Today, things are changing still. The world has paradoxically become both bigger and smaller. We’re now contending with the sensitivities of not only our local community but a global one. The internet and platforms such as Instagram connect us to contemporaries across the world, people we’ve never met and whose lives we know very little of. Cultural cues and life experiences of those we connect with in this digital age can vary enormously.
What military clothing represents to someone in Britain, a country that hasn’t felt the impact of war on its home soil for decades, or been brutalized by militias, will be very different from someone who has experienced conflict first-hand, and this of course should be a consideration.

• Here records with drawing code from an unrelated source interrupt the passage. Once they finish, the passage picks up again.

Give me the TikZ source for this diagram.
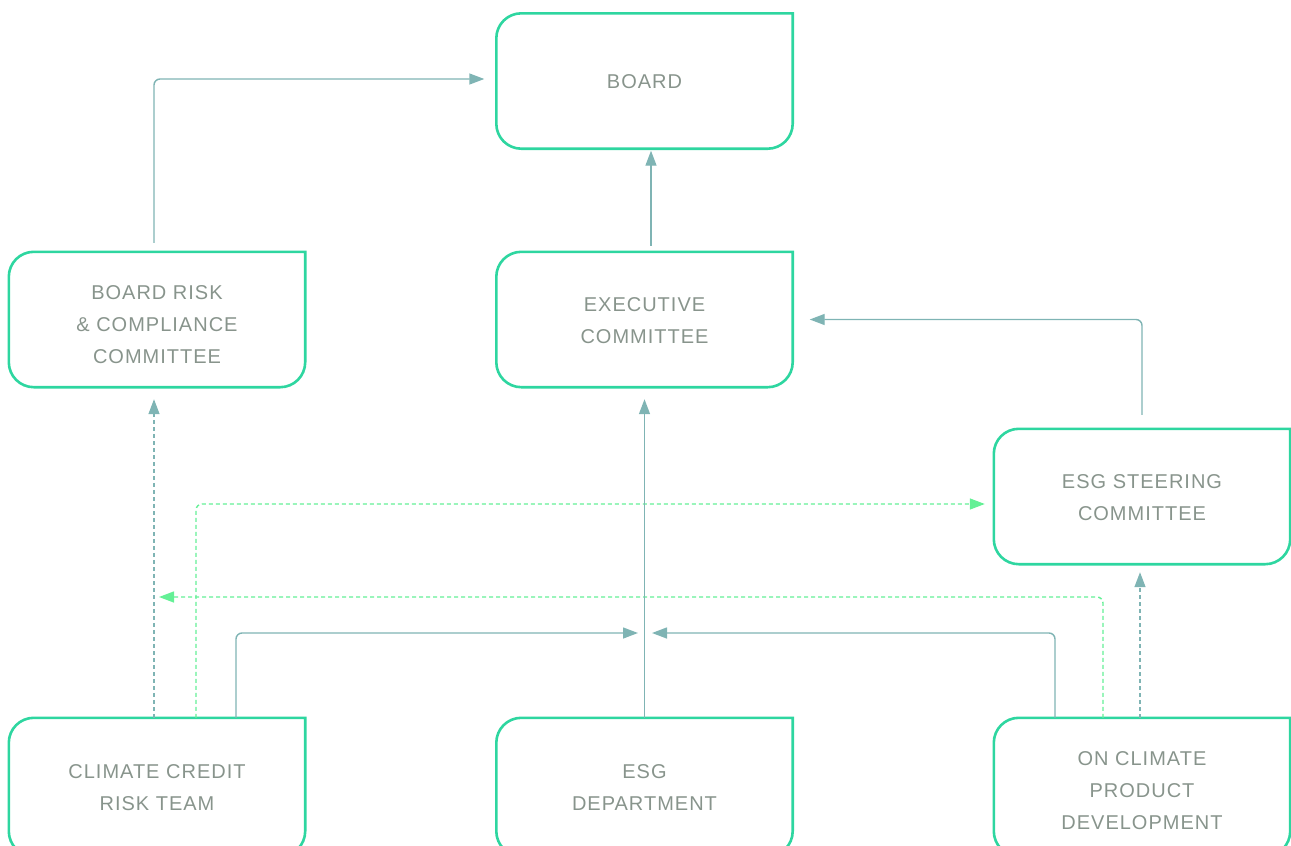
\documentclass[tikz,border=0pt]{standalone}
\usepackage{fontspec}
\setmainfont[LetterSpace=5]{Liberation Sans}
\usetikzlibrary{arrows.meta,calc}
\definecolor{boxgreen}{RGB}{46,214,160}
\definecolor{txtgray}{RGB}{136,148,140}
\definecolor{teal}{RGB}{127,180,180}
\definecolor{lgreen}{RGB}{100,240,150}
\tikzset{
  boxnode/.style={minimum width=296pt, minimum height=135pt, inner sep=0pt},
  tallbox/.style={boxnode, minimum height=138pt},
  txt/.style={inner sep=0pt, align=center, text=txtgray, font=\fontsize{20}{32}\selectfont},
  boxline/.style={draw=boxgreen, line width=2.6pt},
  conn/.style={draw=teal, line width=1.4pt, rounded corners=6pt, -{Triangle[length=15pt,width=11pt]}},
  dconn/.style={conn, dash pattern=on 4pt off 3pt},
  gconn/.style={conn, draw=lgreen, dash pattern=on 4pt off 3pt, {-Triangle[length=15pt,width=11pt,fill=lgreen]}},
}
\newcommand\bxo[1]{%
  \draw[boxline] (#1.north east) -- ([yshift=25pt]#1.south east)
    arc[start angle=0,end angle=-90,radius=25pt] -- ([xshift=25pt]#1.south west)
    arc[start angle=270,end angle=180,radius=25pt] -- ([yshift=-25pt]#1.north west)
    arc[start angle=180,end angle=90,radius=25pt] -- cycle;}
\begin{document}
\begin{tikzpicture}[x=1pt,y=1pt]
\useasboundingbox (0,0) rectangle (1291,-846);
\clip (0,0) rectangle (1291,-846);
\node[boxnode] (board) at (644.5,-81) {};
\node[boxnode] (brc) at (157,-319.5) {};
\node[boxnode] (exec) at (644.5,-319.5) {};
\node[boxnode] (esgsc) at (1142,-496.5) {};
\node[tallbox] (ccr) at (157,-787) {};
\node[tallbox] (esgd) at (644.5,-787) {};
\node[tallbox] (onc) at (1142,-787) {};
\foreach \n in {board,brc,exec,esgsc,ccr,esgd,onc} {\bxo{\n}}
\node[txt] (boardt) at ([yshift=-1pt]board.center) {BOARD};
\node[txt] (brct) at ([yshift=-5pt]brc.center) {BOARD RISK\\\& COMPLIANCE\\COMMITTEE};
\node[txt] (exect) at ([yshift=-1pt]exec.center) {EXECUTIVE\\COMMITTEE};
\node[txt] (esgsct) at ([yshift=-1pt]esgsc.center) {ESG STEERING\\COMMITTEE};
\node[txt] (ccrt) at ([yshift=-1pt]ccr.center) {CLIMATE CREDIT\\RISK TEAM};
\node[txt] (esgdt) at ([yshift=-1pt]esgd.center) {ESG\\DEPARTMENT};
\node[txt] (onct) at ([yshift=-4pt]onc.center) {ON CLIMATE\\PRODUCT\\DEVELOPMENT};
\coordinate (gtip) at (159,-597);
\coordinate (ltip) at (638,-633);
\coordinate (rtip) at (652,-633);
% connectors
\draw[conn] ([shift={(-3pt,9pt)}]brc.north) |- ([shift={(-12pt,2pt)}]board.west);
\draw[conn] ([shift={(6.5pt,6pt)}]exec.north) -- ([shift={(6.5pt,-2pt)}]board.south);
\draw[conn] ([yshift=14pt]esgsc.north) |- ([xshift=17pt]exec.east);
\draw[dconn] ([xshift=-3pt]ccr.north) -- ([shift={(-3pt,-12pt)}]brc.south);
\draw[gconn] ([xshift=39pt]ccr.north) |- ([shift={(-9pt,-7.5pt)}]esgsc.west);
\draw[gconn] ([xshift=-39pt]onc.north) |- (gtip);
\draw[conn] ([xshift=79pt]ccr.north) |- (ltip);
\draw[conn] ([xshift=-87pt]onc.north) |- (rtip);
\draw[conn, rounded corners=0pt] (esgd.north) -- ([yshift=-12pt]exec.south);
\draw[dconn] ([xshift=-2pt]onc.north) -- ([shift={(-2pt,-8pt)}]esgsc.south);
\end{tikzpicture}
\end{document}
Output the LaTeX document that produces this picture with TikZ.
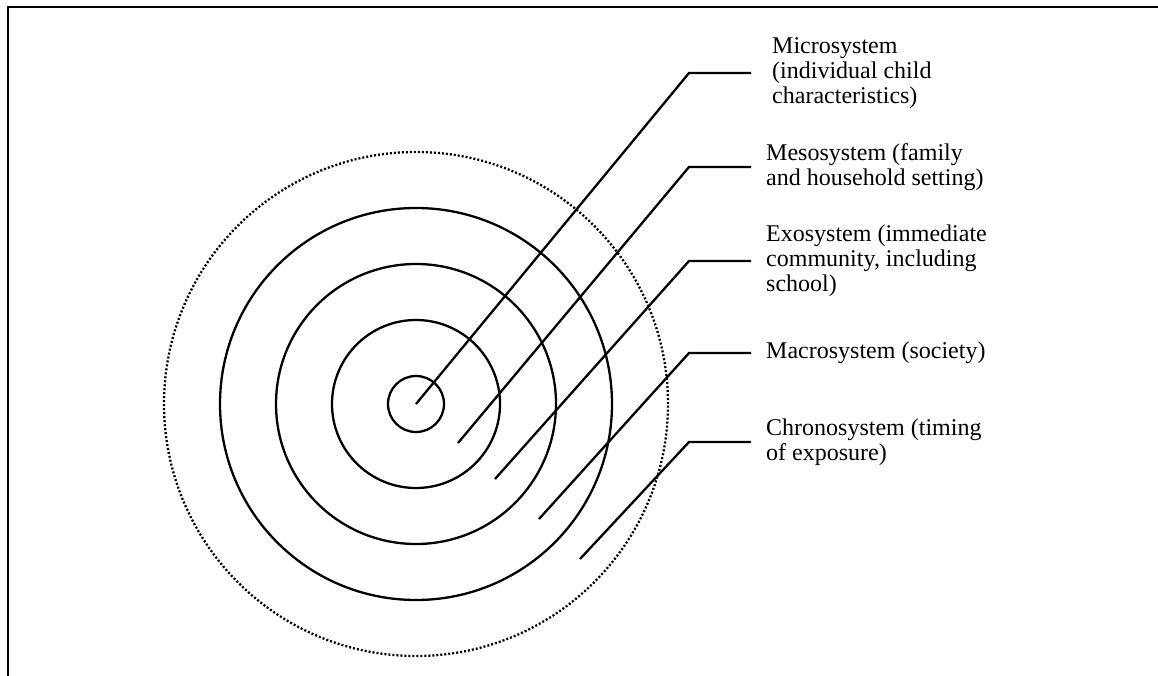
\documentclass[tikz,border=0pt]{standalone}
\usepackage{fontspec}
\setmainfont{Liberation Serif}
\begin{document}
\begin{tikzpicture}[x=1pt,y=-1pt,
  ring/.style={draw=black,line width=2.3pt},
  outerring/.style={draw=black,line width=2.3pt,dash pattern=on 2pt off 2pt},
  leader/.style={draw=black,line width=2.3pt},
  frameline/.style={draw=black,line width=2.3pt},
  lbl/.style={anchor=west,inner ysep=0pt,inner xsep=15pt,align=left,
    font=\fontsize{24}{25}\selectfont}]
\useasboundingbox (0,0) rectangle (1158,676);

% frame
\draw[frameline] (8,676) -- (8,7) -- (1158,7);

% nested systems
\coordinate (ctr) at (416,404);
\draw[ring] (ctr) circle (28pt);
\draw[ring] (ctr) circle (84pt);
\draw[ring] (ctr) circle (140pt);
\draw[ring] (ctr) circle (196pt);
\draw[outerring] (ctr) circle (252pt);

% labels
\node[lbl,inner xsep=21pt] (micro) at (751,73) {Microsystem\\(individual child\\characteristics)};
\node[lbl] (meso) at (751,167) {Mesosystem (family\\and household setting)};
\node[lbl] (exo) at (751,261) {Exosystem (immediate\\community, including\\school)};
\node[lbl] (macro) at (751,353) {Macrosystem (society)};
\node[lbl] (chrono) at (751,442) {Chronosystem (timing\\of exposure)};

% leader lines
\coordinate (s1) at (416,404); \coordinate (k1) at (689,73);
\coordinate (s2) at (458,443); \coordinate (k2) at (689,167);
\coordinate (s3) at (495,479); \coordinate (k3) at (689,261);
\coordinate (s4) at (539,519); \coordinate (k4) at (689,353);
\coordinate (s5) at (580,559); \coordinate (k5) at (689,442);
\draw[leader] (s1) -- (k1) -- (micro.west);
\draw[leader] (s2) -- (k2) -- (meso.west);
\draw[leader] (s3) -- (k3) -- (exo.west);
\draw[leader] (s4) -- (k4) -- (macro.west);
\draw[leader] (s5) -- (k5) -- (chrono.west);
\end{tikzpicture}
\end{document}
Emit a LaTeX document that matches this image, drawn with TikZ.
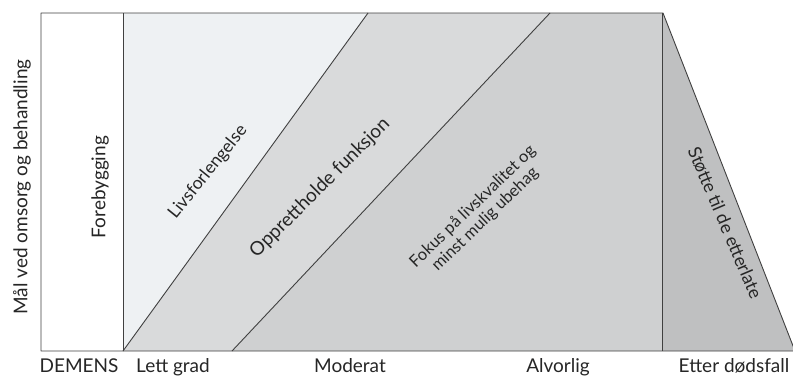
\documentclass[tikz,border=0pt]{standalone}
\usepackage{fontspec}
\setmainfont{Lato}
\begin{document}
\begin{tikzpicture}[x=1pt,y=-1pt,
  edge/.style={draw=black!75,line width=0.9pt,line join=round},
  lbl/.style={font=\fontsize{19}{21}\selectfont,text=black!85,inner sep=0pt},
  axis/.style={font=\fontsize{19}{21}\selectfont,text=black!85,inner sep=0pt,anchor=base}]
\useasboundingbox (0,0) rectangle (793,378);
\definecolor{regA}{HTML}{EEF1F3}
\definecolor{regB}{HTML}{D9DADB}
\definecolor{regC}{HTML}{CFD0D1}
\definecolor{regD}{HTML}{BFC0C1}
% coordinates
\coordinate (TL) at (41,13);
\coordinate (BL) at (41,351);
\coordinate (FT) at (123,13);
\coordinate (FB) at (123,351);
\coordinate (D1T) at (368,13);
\coordinate (D2T) at (550,13);
\coordinate (D2B) at (232,351);
\coordinate (VT) at (662,13);
\coordinate (VB) at (662,351);
\coordinate (TR) at (663,13);
\coordinate (BR) at (795,351);
% fills
\fill[white] (TL) rectangle (FB);
\fill[regA] (FT) -- (D1T) -- (FB) -- cycle;
\fill[regB] (D1T) -- (D2T) -- (D2B) -- (FB) -- cycle;
\fill[regC] (D2T) -- (VT) -- (VB) -- (D2B) -- cycle;
\fill[regD] (VT) -- (TR) -- (BR) -- (VB) -- cycle;
% lines
\draw[edge] (TL) -- (TR) -- (BR) -- (BL) -- cycle;
\draw[edge] (FT) -- (FB);
\draw[edge] (FB) -- (D1T);
\draw[edge] (D2B) -- (D2T);
\draw[edge] (VT) -- (VB);
% texts
\node[lbl,rotate=90] (yax) at (22,187) {Mål ved omsorg og behandling};
\node[lbl,rotate=90] (fore) at (100,187) {Forebygging};
\node[lbl,rotate=51,font=\fontsize{17.5}{20}\selectfont] (livs) at (208,172) {Livsforlengelse};
\node[lbl,rotate=45] (oppr) at (320,188) {Opprettholde funksjon};
\node[lbl,rotate=44,align=center,font=\fontsize{16.5}{18}\selectfont] (fokus) at (479,213) {Fokus på livskvalitet og\\minst mulig ubehag};
\node[lbl,rotate=-67,font=\fontsize{18}{20}\selectfont] (stotte) at (725,223) {Støtte til de etterlate};
\node[axis] (dem) at (79,372) {DEMENS};
\node[axis] (lett) at (173,372) {Lett grad};
\node[axis] (mod) at (350,372) {Moderat};
\node[axis] (alv) at (558,372) {Alvorlig};
\node[axis] (etter) at (734,372) {Etter dødsfall};
\end{tikzpicture}
\end{document}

On the flip-side, the globalization of mass culture—where it’s all online, where you can drink in identikit coffee shops across the globe, and everyone owns an Ikea-something—means local symbolism is becoming a thing of the past. Combats are not for war, they’re for whoever can afford them, shipped to your door 24/7. Just another item in a world-encompassing monoculture of vapid consumerism.
So rather than getting caught up in some sort of “morality spiral” of whether it’s woke to wear army surplus, perhaps it’s this homogenization of culture that we should be worried about?
Are we stuck in a global echo chamber of style and fashion, where “cool” is just wearing the same labels as our friends and posting it on social media?
Maybe it’s time to get a little bit of meaning back in our wardrobe, to raid the army surplus store instead of buying yet more throw-away fashion. To wear military influenced items and find out the fascinating, and sometimes uncomfortable, stories behind them. To wrestle the rebel spirit back from the chain stores and resist the urge to put up a picture of you doing that with the hashtag #rebel4life.